ECLI:NL:CRVB:2013:2373
Centrale Raad van Beroep
- Hoger beroep
- Rechtspraak.nl
Beoordeling van de rechtmatigheid van een invorderingsbeslissing inzake bijstandsverplichtingen
In deze zaak heeft de Centrale Raad van Beroep op 12 november 2013 uitspraak gedaan in hoger beroep tegen een eerdere uitspraak van de rechtbank Amsterdam. De zaak betreft de vaststelling van een maandelijkse aflossingsverplichting van € 343,38 door het college van burgemeester en wethouders van Amsterdam aan een betrokkene, die in het kader van de Wet werk en bijstand (WWB) was opgelegd. De Raad oordeelt dat de vaststelling van het aflossingsbedrag een invorderingsbeslissing is die berust op een publiekrechtelijke grondslag, namelijk artikel 60, eerste lid, van de WWB, zoals deze bepaling vóór 1 juli 2009 luidde. De Raad stelt vast dat de brief waarin de aflossingsverplichting is opgelegd, moet worden aangemerkt als een besluit in de zin van artikel 1:3, eerste lid, van de Algemene wet bestuursrecht (Awb).

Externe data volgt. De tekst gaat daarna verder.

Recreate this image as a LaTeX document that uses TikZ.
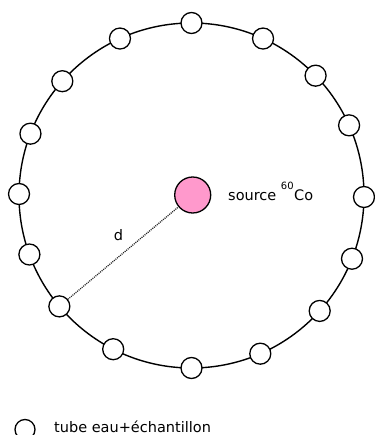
\documentclass[tikz,border=0pt]{standalone}
\usepackage{fontspec}
\setmainfont{DejaVu Sans}
\usepackage{tikz}
\definecolor{sourcepink}{HTML}{FF99CC}
\newcommand{\isotope}[1]{\raisebox{10.5pt}{\fontsize{10}{10}\selectfont #1}}

\begin{document}
\begin{tikzpicture}[x=1pt, y=-1pt, font=\fontsize{14.5}{16}\selectfont,
    tube/.style={circle, draw, line width=1.3pt, fill=white, minimum size=21pt, inner sep=0pt},
    label text/.style={inner sep=0pt, anchor=base west}]
    \useasboundingbox (0,0) rectangle (374,435);

    % Ring of tubes around the source
    \coordinate (ctr) at (191.5,195.5);
    \draw[line width=1.4pt] (ctr) circle (172.5);
    \foreach \a [count=\i] in {-90, -65.5, -44, -24, 0.5, 21.5, 42, 66.5, 90, 117, 140, 160, -179.5, -159, -138.5, -114.5}
        \node[tube] (t\i) at ([shift={(\a:172.5)}]ctr) {};

    % Cobalt source
    \node[circle, draw, line width=1.3pt, fill=sourcepink, minimum size=36pt, inner sep=0pt] (src) at (192.7,195) {};
    \node[label text] (srclabel) at (228,200.5) {source \isotope{60}\kern0.5pt Co};

    % Distance source - tube
    \draw[line width=1.3pt, black!85, dash pattern=on 1pt off 1pt] (t11) -- (src);
    \node[inner sep=0pt] (dlabel) at (118.5,235) {d};

    % Legend
    \node[tube, minimum size=20pt] (legtube) at (25,429.5) {};
    \node[label text] (legtext) at (54,432.7) {tube eau+échantillon};
\end{tikzpicture}
\end{document}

De rechtbank had eerder het beroep van de betrokkene gegrond verklaard en het bestreden besluit vernietigd, omdat de brief volgens de rechtbank een nieuwe verplichting met rechtsgevolg voor de betrokkene met zich meebracht. Appellant, het college van burgemeester en wethouders, heeft in hoger beroep aangevoerd dat de vaststelling van het aflossingsbedrag geen publiekrechtelijke bevoegdheid betreft en derhalve geen besluit is in de zin van de Awb. De Raad heeft deze stelling verworpen en bevestigd dat de brief wel degelijk een besluit is, omdat het een betaalverplichting oplegt die voortvloeit uit de WWB.
De Raad heeft ook geoordeeld dat de betrokkene geen procesbelang heeft bij de beoordeling van de bij de brief opgelegde betaalverplichting, aangezien er inmiddels een nieuwe aflossingsverplichting was vastgesteld waartegen de betrokkene geen bezwaar had gemaakt. De Raad heeft het hoger beroep van appellant ongegrond verklaard en de aangevallen uitspraak bevestigd. Tevens is appellant veroordeeld in de proceskosten van de betrokkene in hoger beroep, tot een bedrag van € 472,-.